А мы назло, неведомо кому, пишем по старинке для тех, кто думает по-русски, ведет себя по-русски. И пьем простецкое пиво "Жигулевское", пьем и поминаем в песне про Стеньку. И хотелось бы крутого пивца, медового, например, да не хватает грошей; нужда заела….

И действительно, нужда любому человеку выю склонит, заставит под ногами искать золотинку. А еще семья подпирает, воспоминания гнетут, все мыслится, что ровная жизнь скоро вернется, а она хвост показала, — и адью. Писателю нынче край, с него последнюю шкуру снимают, хоть зубы на полку, ибо закрытый "союз герметиков" лелеет и холит лишь своих, хоть и бесталанных, но зато нахальных, бестрепетных и бесхребетных, кто при случае быстро вскинет над головой плакатик "Раздавить гадину", чтобы толкнуть президента на новый героический поступок. Такой плакатик — это печать благонамеренного, ярлык на "дворянство", т. е. быть при Дворе. У них везде над столом, где висел прежде портрет Пушкина, теперь Приставкин. Отпраздновав юбилей, сбросили поэта с корабля современности: перегрузка, слишком велик, кренит набок, можно потонуть с этим "антисемитом".

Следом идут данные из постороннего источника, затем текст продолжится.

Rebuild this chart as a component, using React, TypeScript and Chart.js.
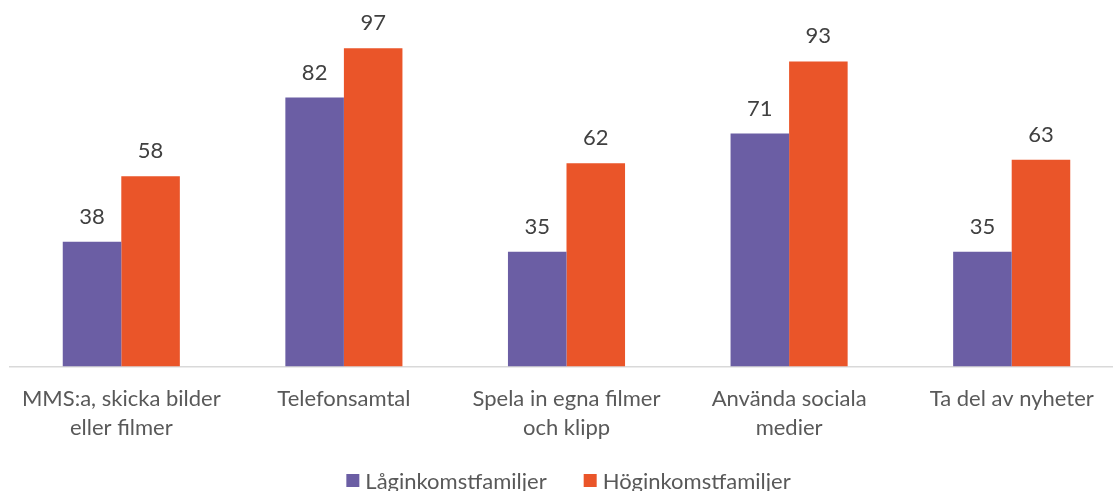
import React, { useEffect, useRef } from "react";
import { Chart, registerables } from "chart.js";

Chart.register(...registerables);

const categories: (string | string[])[] = [
  ["MMS:a, skicka bilder", "eller filmer"],
  "Telefonsamtal",
  ["Spela in egna filmer", "och klipp"],
  ["Använda sociala", "medier"],
  "Ta del av nyheter",
];
const seriesNames = ["Låginkomstfamiljer", "Höginkomstfamiljer"];
const lowIncome = [38, 82, 35, 71, 35];
const highIncome = [58, 97, 62, 93, 63];
const seriesColors = ["#6B5EA4", "#EA5529"];

const FONT = "Lato, 'Open Sans', sans-serif";

const valueLabels = {
  id: "valueLabels",
  afterDatasetsDraw(chart: any) {
    const ctx = chart.ctx;
    ctx.save();
    ctx.font = `22px ${FONT}`;
    ctx.fillStyle = "#404040";
    ctx.textAlign = "center";
    ctx.textBaseline = "alphabetic";
    chart.data.datasets.forEach((ds: any, i: number) => {
      const meta = chart.getDatasetMeta(i);
      meta.data.forEach((el: any, j: number) => {
        ctx.fillText(String(ds.data[j]), el.x, el.y - 18);
      });
    });
    ctx.restore();
  },
};

const bottomLegend = {
  id: "bottomLegend",
  afterDraw(chart: any) {
    const ctx = chart.ctx;
    ctx.save();
    ctx.font = `22px ${FONT}`;
    const box = 13;
    const gapBoxText = 6;
    const gapItems = 37;
    const labels: string[] = chart.data.datasets.map((ds: any) => ds.label);
    const widths = labels.map((l) => ctx.measureText(l).width);
    const total =
      widths.reduce((a: number, w: number) => a + box + gapBoxText + w, 0) +
      gapItems * (widths.length - 1);
    const ca = chart.chartArea;
    let x = (ca.left + ca.right) / 2 + 2 - total / 2;
    const baseline = 489;
    labels.forEach((l, i) => {
      ctx.fillStyle = chart.data.datasets[i].backgroundColor;
      ctx.fillRect(x, 474, box, box);
      x += box + gapBoxText;
      ctx.fillStyle = "#595959";
      ctx.textAlign = "left";
      ctx.textBaseline = "alphabetic";
      ctx.fillText(l, x, baseline);
      x += widths[i] + gapItems;
    });
    ctx.restore();
  },
};

export default function App() {
  const ref = useRef<HTMLCanvasElement | null>(null);

  useEffect(() => {
    if (!ref.current) return;
    const chart = new Chart(ref.current, {
      type: "bar",
      data: {
        labels: categories,
        datasets: [
          {
            label: seriesNames[0],
            data: lowIncome,
            backgroundColor: seriesColors[0],
            categoryPercentage: 0.526,
            barPercentage: 1,
          },
          {
            label: seriesNames[1],
            data: highIncome,
            backgroundColor: seriesColors[1],
            categoryPercentage: 0.526,
            barPercentage: 1,
          },
        ],
      },
      options: {
        responsive: false,
        animation: false,
        devicePixelRatio: 1,
        layout: { padding: { left: 10, right: 10, top: 38.5, bottom: 0 } },
        plugins: {
          legend: { display: false },
          tooltip: { enabled: false },
        },
        scales: {
          x: {
            grid: { display: false, drawTicks: false },
            border: { display: true, color: "#D9D9D9", width: 1.5 },
            ticks: {
              font: { family: FONT, size: 22, lineHeight: 29 / 22 },
              color: "#595959",
              padding: 18,
              maxRotation: 0,
              autoSkip: false,
            },
            afterFit: (s: any) => {
              s.height = 124.5;
            },
          },
          y: { display: false, min: 0, max: 100 },
        },
      },
      plugins: [valueLabels, bottomLegend],
    });
    return () => chart.destroy();
  }, []);

  return (
    <div
      style={{
        position: "fixed",
        left: 0,
        top: 0,
        width: 1113,
        height: 491,
        overflow: "hidden",
        background: "#fff",
      }}
    >
      <canvas ref={ref} width={1133} height={491} style={{ display: "block" }} />
    </div>
  );
}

Казалось бы, богатая нынче книжная нива, косить-не выкосить, издательств расплодилось, как грибов: значит, книжное дело выгодное, но печатают лишь своих, кто в обойме иль кто преуспел в легком жанре желтого чтива, так любимого у "новых русских". Литератор консервативных взглядов — батрак, поденщик, живет на сухарях и воде, и никто из "герметиков"не поинтересуется: а как ты, братец, существуешь, да и жив ли ты пока? Лучше бы ты помер поскорее, так и дело с концом, меньше хлопот. Ибо Верхам выгодно, чтобы русский писатель согнулся в корчужку, замер, оплешивел и огорбател, порастерял волос и голос, стал похож бы на Жванецкого, виновато бы смотрел в пригоршню приказчика и боялся надсмотрщика; цензуры нет, но есть система духовных резерваций и таможен, когда копаются в твоей душе до самого донышка, а отыскав далеко спрятанную крупицу неблагонадежности, тебя отволакивают в отстойник.

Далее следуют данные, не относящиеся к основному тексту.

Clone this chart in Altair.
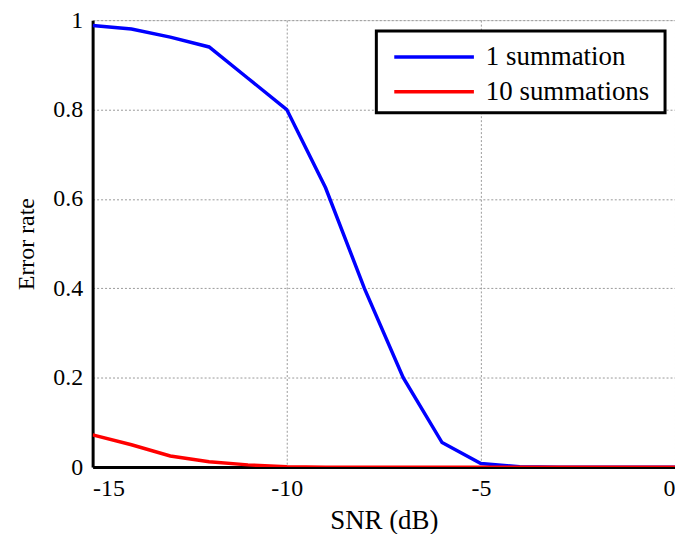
import altair as alt
import pandas as pd

snr = [-15, -14, -13, -12, -11, -10, -9, -8, -7, -6, -5, -4, -3, -2, -1, 0]
one_sum = [0.988, 0.98, 0.962, 0.94, 0.87, 0.80, 0.625, 0.40, 0.20, 0.055, 0.008, 0.001, 0, 0, 0, 0]
ten_sum = [0.072, 0.05, 0.025, 0.012, 0.005, 0.001, 0, 0, 0, 0, 0, 0, 0, 0, 0, 0]
series = ["1 summation", "10 summations"]

rows = []
for x, a, b in zip(snr, one_sum, ten_sum):
    rows.append({"snr": x, "rate": a, "series": series[0], "ord": 0})
    rows.append({"snr": x, "rate": b, "series": series[1], "ord": 1})
df = pd.DataFrame(rows)

font = "Liberation Serif"

frame = alt.Chart(pd.DataFrame({"k": [0]})).mark_rect(
    fill="white", stroke="black", strokeWidth=3
).encode(
    x=alt.value(285), x2=alt.value(575), y=alt.value(11), y2=alt.value(93)
)

lines = alt.Chart(df).mark_line(strokeWidth=3.5, clip=True).encode(
    x=alt.X("snr:Q", title="SNR (dB)",
            scale=alt.Scale(domain=[-15, 0], nice=False, zero=False),
            axis=alt.Axis(values=[-15, -10, -5, 0], labelExpr="datum.value + ''",
                          labelFontSize=24, titleFontSize=27, labelFont=font, titleFont=font,
                          labelColor="black", titleColor="black", titleFontWeight="normal",
                          domainColor="black", domainWidth=3, ticks=False,
                          labelPadding=10, titlePadding=7,
                          gridColor="#999999", gridDash=[2, 2], gridWidth=1, gridOpacity=1)),
    y=alt.Y("rate:Q", title="Error rate",
            scale=alt.Scale(domain=[0, 1], nice=False),
            axis=alt.Axis(values=[0, 0.2, 0.4, 0.6, 0.8, 1], labelExpr="datum.value + ''",
                          labelFontSize=24, titleFontSize=24, labelFont=font, titleFont=font,
                          labelColor="black", titleColor="black", titleFontWeight="normal",
                          domainColor="black", domainWidth=3, ticks=False,
                          labelPadding=10, titlePadding=14,
                          gridColor="#999999", gridDash=[2, 2], gridWidth=1, gridOpacity=1)),
    color=alt.Color("series:N",
                    scale=alt.Scale(domain=series, range=["#0000FF", "#FF0000"]),
                    legend=alt.Legend(title=None, orient="none", legendX=323, legendY=17,
                                      symbolType="M-2.222,0H2.222", symbolSize=1296,
                                      symbolStrokeWidth=3.5, symbolFillColor="transparent",
                                      labelFontSize=27, labelFont=font, labelColor="black",
                                      labelLimit=400,
                                      padding=0, labelOffset=32, symbolOffset=0)),
    order=alt.Order("ord:Q"),
)

chart = alt.layer(frame, lines).properties(
    width=585, height=449,
    autosize=alt.AutoSizeParams(type="none"),
    padding={"left": 85, "top": 11, "right": 0, "bottom": 66},
).configure_view(
    stroke="#999999", strokeWidth=1
).configure(background="white")

chart.save("out.html", embed_options={"renderer": "svg", "actions": False})
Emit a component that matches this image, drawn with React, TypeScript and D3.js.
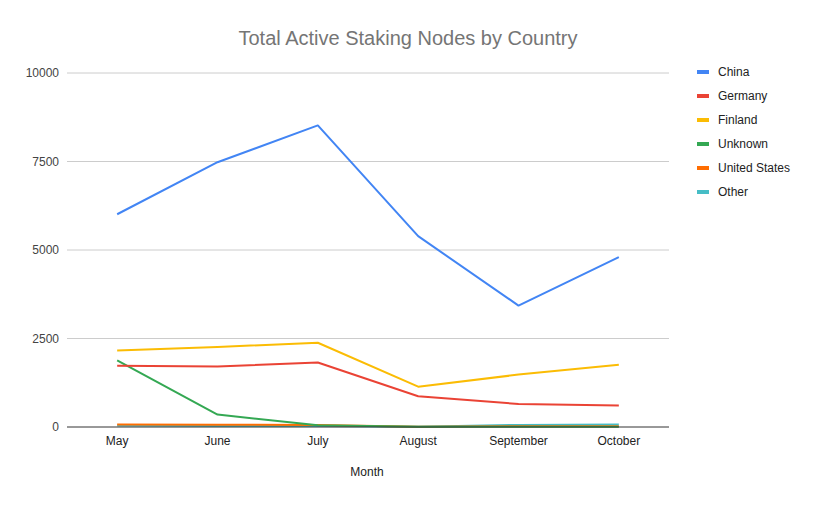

Вот почему и не принимают закон о творческих союзах; тогда бы пришлось платить гонорары, печься о судьбе творческих людей, разрабатывать от сорняка культурную пашню, прислушиваться к искреннему, вовсе не радостному голосу писателя, отличать головню и овсюг от янтарного пшеничного зерна, ложь от правды, а совесть от бесчестия. А гонорары, батюшки мои, гонорары, смех и слезы, милостыня нищему. Хорошо, если на буханку хлеба и пакет молока заработаешь в день, как бы ни трудился ты, грешный. Так еще со всех сторон попреки, упреки, вопли: ату его, ату, за ляжки — кусь, за глотку — хвать! Догнали... И недоуменный вопль на всю Ивановскую: "Еще жив курил-ка-а!".

Герметики, поклонившись лукавому, строят свою Россию, во всем противную нам, где вольному человеку не достанется места, где жалости по маленькому человеку, Акакию Акакиевичу Башмачкину, тоже не будет до той поры, пока попускает Бог.

А русская душа, как и в давнюю революцию, вновь расколота ожиданием счастья (оптимизмом) и унынием от потерь (пессимизмом); вот убежали, смеясь, от чего-то надежного, покой обменяли на бурю, в которой погибают все надежды.

И как строить государство с таким растерзанным человеком? — думают герметики, отстраивая для народа герметическое стойло.